My soon-to-be-wife often criticizes that I spend too much of my life attached to my MacBook Pro. This assertion has now been validated by the Vancouver Sun and NowPublic, who graciously ranked me at #15 in their article documenting Vancouver’s most “online” personalities. When fellow list members like Matthew Good are driving tens of thousands of visitors per day, lots are griping about the others among us who… uhh.. aren’t. Why did I make the list, with only a handful of monthly postings and a meagre few thousand visitors per month, you might ask?
It would be a mistake to view this list as a ranking of popular blogs in the city. My friend Dick, who edged me out at #11, last posted on June 18.

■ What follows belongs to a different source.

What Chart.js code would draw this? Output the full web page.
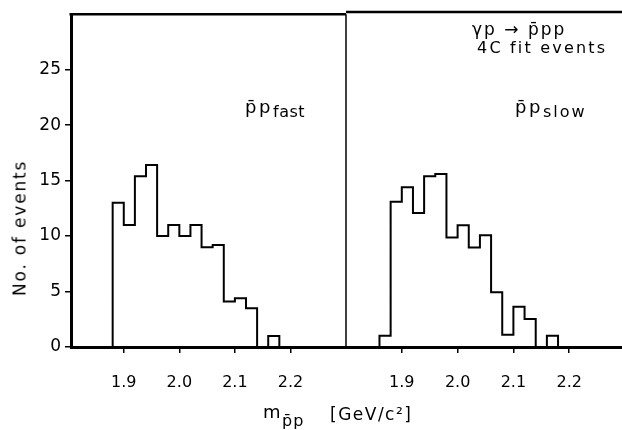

Instead I’m going to guess that my appearance on this list is because I spend a lot of time writing and discussing various things not only on my own blog, but on others as well. I’ve also cultivated, in part because of my time spent south-of-the-border, a rather extensive network of friends and associates from a diversity of internet-centric businesses. As such I am often a featured LinkedIN member (who knows how that algorithm works?) and claim to know lots of people on FaceBook (my profile was recently locked down due to freakish invasions of my privacy by a certain individual).
What many don’t know is that starting in 1998 I maintained an open mailing list called FOIB for more than five years which had hundreds of subscribers and was soapbox for my more controversial ramblings and opinions on politics, culture, the environment, and technology. So blogging, per se, is not new to me.
In essence I have chosen to live my life with reasonable transparency on the web, and share my thoughts and opinions all over the place, whether they’re welcome or not. Here I am on twitter and flickr.
To some extent, being voted one of “The web’s 20 most-visible” people is a self-fulfilling prophecy: it will lead to more connections, likely more traffic to this blog and others I frequent, and increased visibility for my thoughts and validations. I’ll do my best to keep it interesting, and worthy of your time. And to the team at NowPublic, I am most humbly grateful.